El experimento democrático al que El Salvador ingresó no garantizaba en sí mismo la solución de todos los problemas del país. Al final del día, la institucionalidad democrática no garantiza pan, educación, dinero en las billeteras o vivienda digna. Pero sí permite construir de forma ordenada las bases para abordar esos problemas. Sin imposiciones y con la aspiración de dejar atrás el sempiterno nepotismo para que la política al fin sea una plataforma para mejorar al país.

Lastimosamente, numerosos gobiernos de diferentes tipos le han fallado al país. Lejos de hacer válida la promesa de un nuevo país, mantuvieron las prácticas de opacidad, corrupción y amiguismo del pasado. Al dilapidar los escasos recursos públicos, se perdió la oportunidad de sacar de la pobreza a miles de personas y volverlas partícipes de esa gran promesa de El Salvador del futuro.

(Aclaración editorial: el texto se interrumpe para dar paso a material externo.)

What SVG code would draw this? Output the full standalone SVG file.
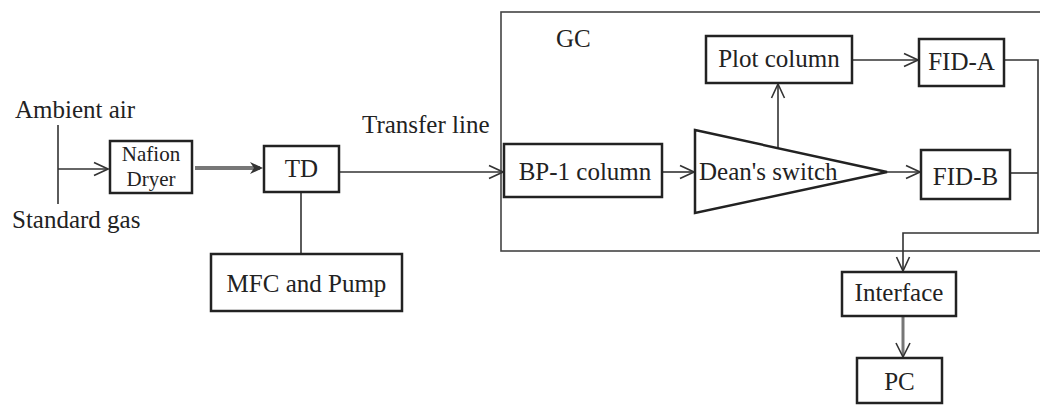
<svg xmlns="http://www.w3.org/2000/svg" width="1040" height="405" viewBox="0 0 1040 405">
<style>
  text { font-family: "Liberation Serif", "Times New Roman", serif; font-size: 25px; fill: #222; }
  .box { fill: #fff; stroke: #222; stroke-width: 2.5; }
  .gc { fill: none; stroke: #444; stroke-width: 1.6; }
  .ln { fill: none; stroke: #333; stroke-width: 1.6; }
  .thick { fill: none; stroke: #777; stroke-width: 4; }
  .mid { text-anchor: middle; }
</style>
<defs>
  <marker id="open" viewBox="0 0 16 16" refX="15" refY="8" markerWidth="16" markerHeight="16" markerUnits="userSpaceOnUse" orient="auto">
    <path d="M1,1.5 L15,8 L1,14.5" fill="none" stroke="#333" stroke-width="1.6"/>
  </marker>
</defs>

<g id="gc-frame">
  <rect class="gc" x="501" y="12" width="580" height="239"/>
  <text x="556" y="47">GC</text>
</g>

<g id="labels">
  <text x="15" y="118">Ambient air</text>
  <text x="12" y="228">Standard gas</text>
  <text x="362" y="133">Transfer line</text>
</g>

<g id="connectors">
  <line class="ln" x1="58" y1="125" x2="58" y2="204"/>
  <line class="ln" x1="58" y1="169" x2="108" y2="169" marker-end="url(#open)"/>
  <line class="thick" x1="195" y1="168" x2="260" y2="168"/>
  <path d="M250,162 L263,168 L250,174 L254,168 Z" fill="#333"/>
  <line class="ln" x1="301" y1="192" x2="301" y2="254"/>
  <line class="ln" x1="339" y1="172" x2="503" y2="172" marker-end="url(#open)"/>
  <line class="ln" x1="662" y1="172" x2="694" y2="172" marker-end="url(#open)"/>
  <line class="ln" x1="778" y1="148" x2="778" y2="84" marker-end="url(#open)"/>
  <line class="ln" x1="852" y1="60" x2="918" y2="60" marker-end="url(#open)"/>
  <line class="ln" x1="887" y1="172" x2="920" y2="172" marker-end="url(#open)"/>
  <polyline class="ln" points="1004,60 1038,60 1038,233 903,233 903,271" marker-end="url(#open)"/>
  <line class="ln" x1="1010" y1="173" x2="1038" y2="173"/>
  <line class="thick" x1="903" y1="316" x2="903" y2="355" style="stroke-width:3"/>
  <path d="M896,343 L903,357 L910,343" fill="none" stroke="#333" stroke-width="1.6"/>
</g>

<g id="nafion">
  <rect class="box" x="110" y="141" width="82" height="52"/>
  <text class="mid" x="151" y="161" style="font-size:21px">Nafion</text>
  <text class="mid" x="151" y="186" style="font-size:21px">Dryer</text>
</g>

<g id="td">
  <rect class="box" x="264" y="146" width="75" height="46"/>
  <text class="mid" x="301.5" y="177">TD</text>
</g>

<g id="mfc">
  <rect class="box" x="211" y="254" width="191" height="57"/>
  <text class="mid" x="306.5" y="292">MFC and Pump</text>
</g>

<g id="bp1">
  <rect class="box" x="504" y="144" width="158" height="53"/>
  <text class="mid" x="585" y="180">BP-1 column</text>
</g>

<g id="deans">
  <polygon points="695,130 887,172 695,213" fill="#fff" stroke="#222" stroke-width="2.5"/>
  <text x="699" y="180">Dean's switch</text>
</g>

<g id="plot">
  <rect class="box" x="706" y="36" width="146" height="47"/>
  <text class="mid" x="779" y="67">Plot column</text>
</g>

<g id="fida">
  <rect class="box" x="919" y="39" width="85" height="47"/>
  <text class="mid" x="961.5" y="70">FID-A</text>
</g>

<g id="fidb">
  <rect class="box" x="921" y="150" width="89" height="49"/>
  <text class="mid" x="965.5" y="185">FID-B</text>
</g>

<g id="interface">
  <rect class="box" x="842" y="272" width="114" height="44"/>
  <text class="mid" x="899" y="301">Interface</text>
</g>

<g id="pc">
  <rect class="box" x="857" y="358" width="85" height="45"/>
  <text class="mid" x="899.5" y="390">PC</text>
</g>
</svg>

Esta frustración, la falta de representatividad efectiva y los excesos y lujos de las cúpulas empujaron a miles de salvadoreños a dejar de creer en la democracia y buscar soluciones donde no las hay: en el discurso antipolítico, inmediatista, mesiánico y populista. Y la factura se está empezando a pagar.

De la política a la violencia

Si hace 31 años El Salvador emprendió la senda de la paz y el silencio de los fusiles, en los últimos tres años y medio ha desandado ese camino.

TAMBIÉN: "Las conquistas democráticas alcanzadas con los Acuerdos de Paz están siendo revertidas por el actual régimen", critican organizaciones sociales

La presidencia de Nayib Bukele, que dicho sea de paso niega el valor histórico de la firma de la paz, ha devuelto algunas prácticas que parecían extintas. Se ha vuelto a instrumentalizar los cuerpos de seguridad para perseguir a la disidencia, hay indicios de espionaje a voces críticas, personas en el exilio, violaciones masivas de derechos humanos, militares inmiscuyéndose en tareas que ya no les pertenecen y madres buscando desesperadamente a sus hijos fuera de comisarías, sin información de los mismos.

En los Acuerdos de Paz, El Salvador apostó por gestionar pacíficamente sus diferencias políticas. Con el gobierno actual, el país ha retrocedido a ser ese lugar donde decir “no estoy de acuerdo” puede acarrear acoso, exilio, amenazas y hasta prisión.